When Crocheted squares are finished, it’s time to sew them around. Hello, gigantic Red Strawberry balloon. Introduce yourself because you two are about to get very close.
Sew the first strip of 18 around and connect so now it looks like a huge strawberry with a crocheted sweatband on.
Sew each square on, one at a time, row by row. Stretching the crochet so it is on there nice and tight. Use a rounded yarn needle and learn to sew up and out so you don’t risk poking the inflatable. During this process, invite a friend over and don’t tell them what you have going on. Could be my favorite part of this project. When I sewed the 100 squares on, I realized I need about 50 more. Basically, I crocheted red squares until it was covered. You can not be a control freak on something like this.
Now all the squares are sewn on and you feel a great sense of accomplishment. Your back may ache or you may discover you are a contortionist now. At one point when I was working on the bottom half, I was laying on the floor and thinking, “So this is what a mechanic feels like.” There is a lot of physical work involved in this process so do a little stretching.
It is time for leaves! Because I rarely use patterns, and I didn’t think I could find a pattern for a 2-foot giant strawberry leaf, I relied on the image in my head. I chained 20 and increased to about 80 and decreased until it looked like a leaf. I am a fast crocheter, but each leaf took one day to make. This was probably the hardest part for me. A lot of counting and time-consuming. Do that 5 times using Red Heart Super Saver in Tea Leaf Green.
Get on a ladder and sew the leaves on like they would be on a strawberry. Right?
The Strawberry is covered….now what? Decorations! I chose to crochet bees and blossoms. Again, I used the image in my head and increased and decreased until it looked how I wanted it. Get back on the ladder and sew on anywhere! Oh, and I can’t forget about the seeds! I used Red Heart Super Saver in Gold and once again, used the image in my head for what a giant strawberry seed would look like. Pretty much chained 18, then sc, hdc, dc, trc, dc, hdc, sc Sounded good to me. Sew them on randomly like they would be on any 6-foot strawberry. For me, the seeds were one of my favorite parts. Once the seeds got sewn on, it really came to life.
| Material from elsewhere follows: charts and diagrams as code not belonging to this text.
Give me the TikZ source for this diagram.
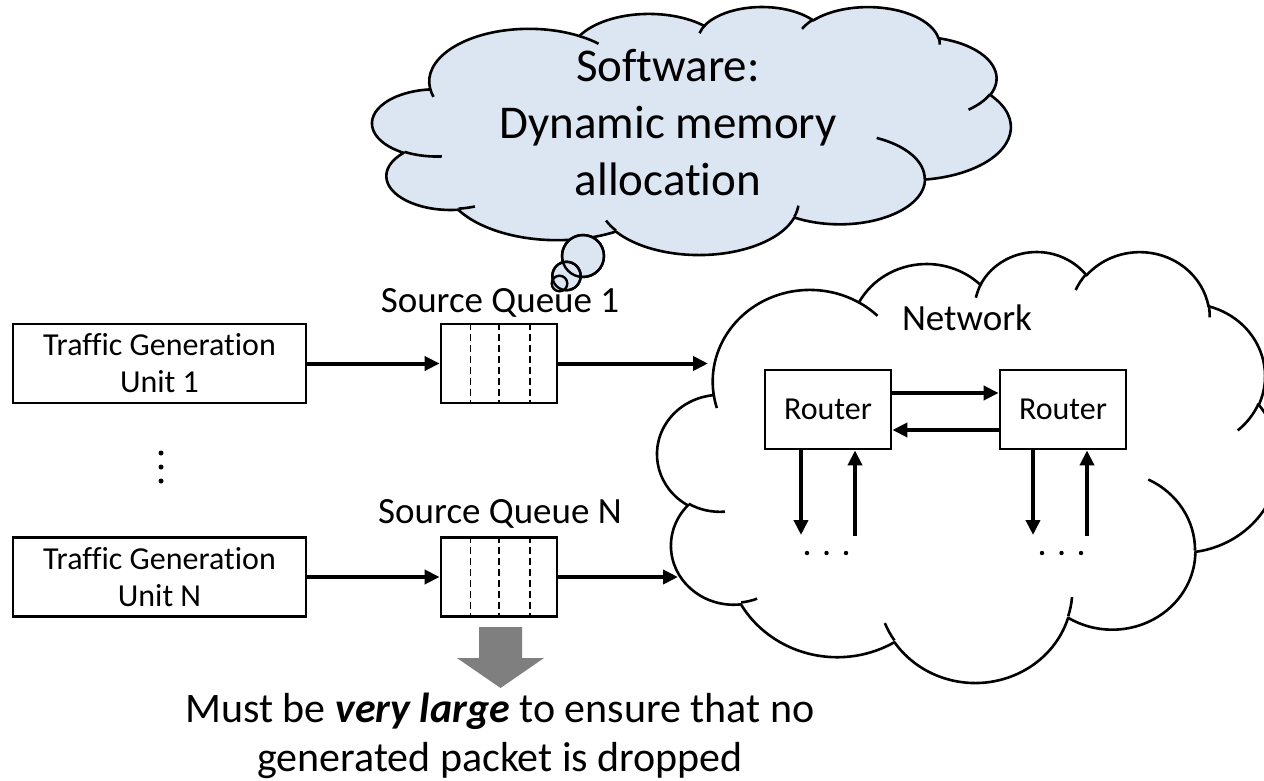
\documentclass[tikz,border=0pt]{standalone}
\usepackage{fontspec}
\setmainfont{Carlito}[Ligatures={NoCommon,NoContextual}]
\usetikzlibrary{arrows.meta,calc}
\definecolor{bubble}{HTML}{DCE6F2}
\definecolor{bigarrow}{HTML}{7F7F7F}
\newcommand\cloudoutline{(39.00,143.70)
  arc[x radius=67.53, y radius=91.90, start angle=-187.745, end angle=-59.63]
  arc[x radius=53.33, y radius=72.67, start angle=-152.02, end angle=-45.43]
  arc[x radius=43.65, y radius=59.45, start angle=-153.49, end angle=-37.32]
  arc[x radius=48.57, y radius=65.95, start angle=-139.69, end angle=-10.21]
  arc[x radius=53.33, y radius=72.73, start angle=-74.77, end angle=23.21]
  arc[x radius=67.75, y radius=92.20, start angle=-37.52, end angle=81.86]
  arc[x radius=57.85, y radius=78.67, start angle=0.4596, end angle=121.99]
  arc[x radius=67.52, y radius=92.15, start angle=16.85, end angle=146.26]
  arc[x radius=77.20, y radius=105.43, start angle=58.98, end angle=150.20]
  arc[x radius=43.60, y radius=59.18, start angle=-276.69, end angle=-136.87]
  arc[x radius=43.45, y radius=59.45, start angle=-239.64, end angle=-95.89]
  -- cycle}
\newcommand\cloudcurls{%
  (46.93,261.77) arc[x radius=43.45, y radius=59.45, start angle=85.55, end angle=120.36]
  (69.28,348.99) arc[x radius=43.60, y radius=59.18, start angle=68.24, end angle=83.31]
  (164.78,390.90) arc[x radius=67.52, y radius=92.15, start angle=146.26, end angle=158.47]
  (288.27,347.51) arc[x radius=67.52, y radius=92.15, start angle=4.738, end angle=16.85]
  (341.29,229.54) arc[x radius=57.85, y radius=78.67, start angle=-64.03, end angle=0.4596]
  (417.98,153.54) arc[x radius=53.33, y radius=72.73, start angle=23.21, end angle=49.64]
  (383.24,54.26) arc[x radius=48.57, y radius=65.95, start angle=-10.21, end angle=0.821]
  (290.78,39.52) arc[x radius=48.57, y radius=65.95, start angle=-156.28, end angle=-139.69]
  (221.41,47.20) arc[x radius=43.65, y radius=59.45, start angle=-167.73, end angle=-153.49]
  (140.00,51.92) arc[x radius=67.53, y radius=91.90, start angle=-59.63, end angle=-45.71]
  (41.27,157.89) arc[x radius=67.53, y radius=91.90, start angle=163.19, end angle=172.25]}
\begin{document}
\begin{tikzpicture}[x=1pt,y=-1pt,
  cloudline/.style={line width=2.6pt, line join=round},
  tgbox/.style={draw, line width=2.8pt, minimum width=293pt, minimum height=79pt, inner sep=0pt, align=center, font=\fontsize{32}{37}\selectfont},
  qbox/.style={draw, line width=2.8pt, minimum width=116pt, minimum height=79pt, inner sep=0pt},
  rbox/.style={draw, line width=2.8pt, minimum width=126pt, minimum height=79pt, inner sep=0pt, font=\fontsize{32}{37}\selectfont},
  lab/.style={font=\fontsize{37}{44}\selectfont, inner sep=0pt},
  conn/.style={line width=4pt, -{Triangle[length=15pt,width=14pt]}},
  slot/.style={line width=1.3pt, dash pattern=on 7pt off 4pt}]
\useasboundingbox (0,0) rectangle (1264,781);
\fill[white] (0,0) rectangle (1264,781);
% software thought cloud
\begin{scope}[shift={(372.5,6.2)}, x=1.4772pt, y=-0.5739pt]
  \filldraw[cloudline, fill=bubble] \cloudoutline;
  \draw[cloudline] \cloudcurls;
\end{scope}
\node[font=\fontsize{47}{57}\selectfont, align=center, inner sep=0pt] (sw) at (668,123) {Software:\\Dynamic memory\\allocation};
% network cloud
\begin{scope}[shift={(657.5,250.6)}, x=1.438pt, y=-0.9973pt]
  \filldraw[cloudline, fill=white] \cloudoutline;
  \draw[cloudline] \cloudcurls;
\end{scope}
\node[lab, anchor=base] (net) at (967,330) {Network};
% generation units
\node[tgbox] (tg1) at (159.5,363.5) {Traffic Generation\\Unit 1};
\node[tgbox] (tgN) at (159.5,577) {Traffic Generation\\Unit N};
\fill (161,453) circle (2.5) (161,467) circle (2.5) (161,481) circle (2.5);
% queues
\node[qbox] (q1) at (499,363.5) {};
\node[qbox] (qN) at (499,577) {};
\foreach \q in {q1,qN}{
  \foreach \f in {0.26,0.5,0.76}{
    \draw[slot] ($(\q.north west)!\f!(\q.north east)$) -- ($(\q.south west)!\f!(\q.south east)$);
  }
}
\node[lab, anchor=base] (ql1) at (500,312) {Source Queue 1};
\node[lab, anchor=base] (qlN) at (500,523) {Source Queue N};
% thought bubbles
\filldraw[line width=2.4pt, fill=bubble] (583,256) circle (21);
\filldraw[line width=2.4pt, fill=bubble] (566.5,276) circle (14.2);
\filldraw[line width=2.4pt, fill=bubble] (559.5,283.5) circle (7.8);
\draw[line width=2.4pt] (583,256) circle (21) (566.5,276) circle (14.2);
% routers
\node[rbox] (r1) at (828,409.5) {Router};
\node[rbox] (r2) at (1063,409.5) {Router};
\coordinate (d1) at (801,535);
\coordinate (u1) at (855,536);
\coordinate (d2) at (1033,535);
\coordinate (u2) at (1087,536);
\coordinate (n1) at (708,363.5);
\coordinate (nN) at (678,577);
% connectors
\draw[conn] (tg1) -- (q1);
\draw[conn] (tgN) -- (qN);
\draw[conn] (q1) -- (n1);
\draw[conn] (qN) -- (nN);
\draw[conn] ([yshift=16.5pt]r1.east) -- ([yshift=16.5pt]r2.west);
\draw[conn] ([yshift=-20.5pt]r2.west) -- ([yshift=-20.5pt]r1.east);
\draw[conn] (r1.south -| d1) -- (d1);
\draw[conn] (u1) -- (r1.south -| u1);
\draw[conn] (r2.south -| d2) -- (d2);
\draw[conn] (u2) -- (r2.south -| u2);
\fill (807,553) circle (2.2) (826.5,553) circle (2.2) (846,553) circle (2.2);
\fill (1042,553) circle (2.2) (1061.5,553) circle (2.2) (1081,553) circle (2.2);
% big gray arrow and note
\fill[bigarrow] (479,627) -- (522,627) -- (522,658) -- (544,658) -- (500.5,688) -- (457,658) -- (479,658) -- cycle;
\node[font=\fontsize{42}{49}\selectfont, align=center, inner sep=0pt] (note) at (500,736) {Must be \textbf{\textit{very large}} to ensure that no\\generated packet is dropped};
\end{tikzpicture}
\end{document}
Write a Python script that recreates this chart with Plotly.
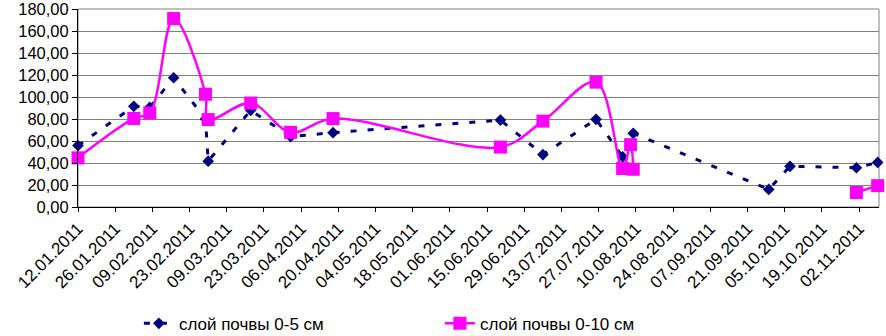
import plotly.graph_objects as go

# ---- data ----
dates_0_5 = ["2011-01-12", "2011-02-02", "2011-02-08", "2011-02-17", "2011-03-01",
             "2011-03-02", "2011-03-18", "2011-04-02", "2011-04-18", "2011-06-20",
             "2011-07-06", "2011-07-26", "2011-08-05", "2011-08-09", "2011-09-29",
             "2011-10-07", "2011-11-01", "2011-11-09"]
values_0_5 = [55.8, 91.5, 90.5, 117.5, 80.0,
              41.7, 87.9, 64.0, 67.6, 79.0,
              47.7, 79.7, 45.6, 67.0, 16.0,
              37.0, 35.7, 40.5]

dates_0_10 = ["2011-01-12", "2011-02-02", "2011-02-08", "2011-02-17", "2011-03-01",
              "2011-03-02", "2011-03-18", "2011-04-02", "2011-04-18", "2011-06-20",
              "2011-07-06", "2011-07-26", "2011-08-05", "2011-08-08", "2011-08-09",
              "2011-09-29", "2011-11-01", "2011-11-09"]
values_0_10 = [44.7, 80.5, 85.5, 171.3, 102.5,
               79.5, 94.5, 67.9, 80.4, 54.5,
               78.1, 113.5, 35.0, 56.7, 34.3,
               None, 13.2, 19.4]

series_names = ["слой почвы 0-5 см", "слой почвы 0-10 см"]
x_range = ["2011-01-12", "2011-11-09 12:00"]
x_tick0 = "2011-01-12"
x_tick_days = 14
y_range = [0, 180.001]
y_step = 20

FONT = "Liberation Sans, Arial, sans-serif"

fig = go.Figure()
fig.add_trace(go.Scatter(
    x=dates_0_5, y=values_0_5, name=series_names[0],
    mode="lines+markers",
    line=dict(color="#000080", width=3, dash="6px,11px"),
    marker=dict(symbol="diamond", size=9, color="#000080",
                line=dict(width=0)),
    cliponaxis=False,
))
fig.add_trace(go.Scatter(
    x=dates_0_10, y=values_0_10, name=series_names[1],
    mode="lines+markers",
    line=dict(color="#FF00FF", width=2.5, shape="spline", smoothing=1),
    marker=dict(symbol="square", size=13, color="#FF00FF",
                line=dict(width=0)),
    connectgaps=False,
    cliponaxis=False,
))

fig.update_layout(
    width=886, height=336,
    margin=dict(l=78, r=7, t=9, b=129, autoexpand=False),
    paper_bgcolor="white", plot_bgcolor="white",
    separators=", ",
    font=dict(family=FONT, size=17, color="black"),
    showlegend=True,
    legend=dict(
        orientation="h", x=0.076, xanchor="left", y=-0.59, yanchor="middle",
        font=dict(family=FONT, size=17, color="black"),
        entrywidth=256, entrywidthmode="pixels",
        bgcolor="rgba(0,0,0,0)",
    ),
    shapes=[dict(type="rect", xref="paper", yref="paper", x0=0, x1=1, y0=0, y1=1,
                 line=dict(color="#808080", width=1), layer="below")],
)

fig.update_xaxes(
    type="date", range=x_range, automargin=False,
    tick0=x_tick0, dtick=x_tick_days * 86400000,
    tickformat="%d.%m.%Y", tickangle=-45,
    ticks="outside", ticklen=4, tickcolor="black",
    showline=True, linecolor="black", linewidth=1,
    showgrid=False, zeroline=False, ticklabeloverflow="allow",
    tickfont=dict(family=FONT, size=17, color="black"),
)
fig.update_yaxes(
    range=y_range, dtick=y_step, tick0=0, tickformat=".2f", automargin=False,
    ticks="outside", ticklen=5, tickcolor="black",
    showline=True, linecolor="black", linewidth=1,
    showgrid=True, gridcolor="#808080", gridwidth=1,
    zeroline=False, ticklabeloverflow="allow",
    tickfont=dict(family=FONT, size=16.5, color="black"),
)

fig.write_html(
    "out.html",
    config={"displayModeBar": False},
    post_script="document.body.style.margin='0';document.body.style.padding='0';",
)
Ta Da! You are now a proud owner of a humungous Strawberry. Maybe it would be cute in the kitchen? Front yard? Community picnic?
The one I created was first at the Walker Stone House and is now at the Experience Fayetteville Building in Fayetteville, AR receiving hugs and love from the community and visitors passing by. Why? Some things are just best not explained I guess. When it comes to creating art, to me, it is an emotional experience. If you see something and it makes you smile, that is all you need to know.
About the Author
Gina Rose Gallina, Crochet Artist in Eureka Springs, Arkansas. Her passion is creating crochet sculpture, costumes and anything whimsical, colorful and challenging. She began crocheting at age 8 when her grandmother taught her to make hats for newborns. Gina was not introduced to patterns until earlier this year; she honed her crocheting skills with nothing but her imagination and passion. This has helped her form her unconventional approach and find the perfect outlet for her creativity as an artist. She recently learned to read and write patterns is further exploring new sides to the crochet and knitting world and continues to learn and be inspired.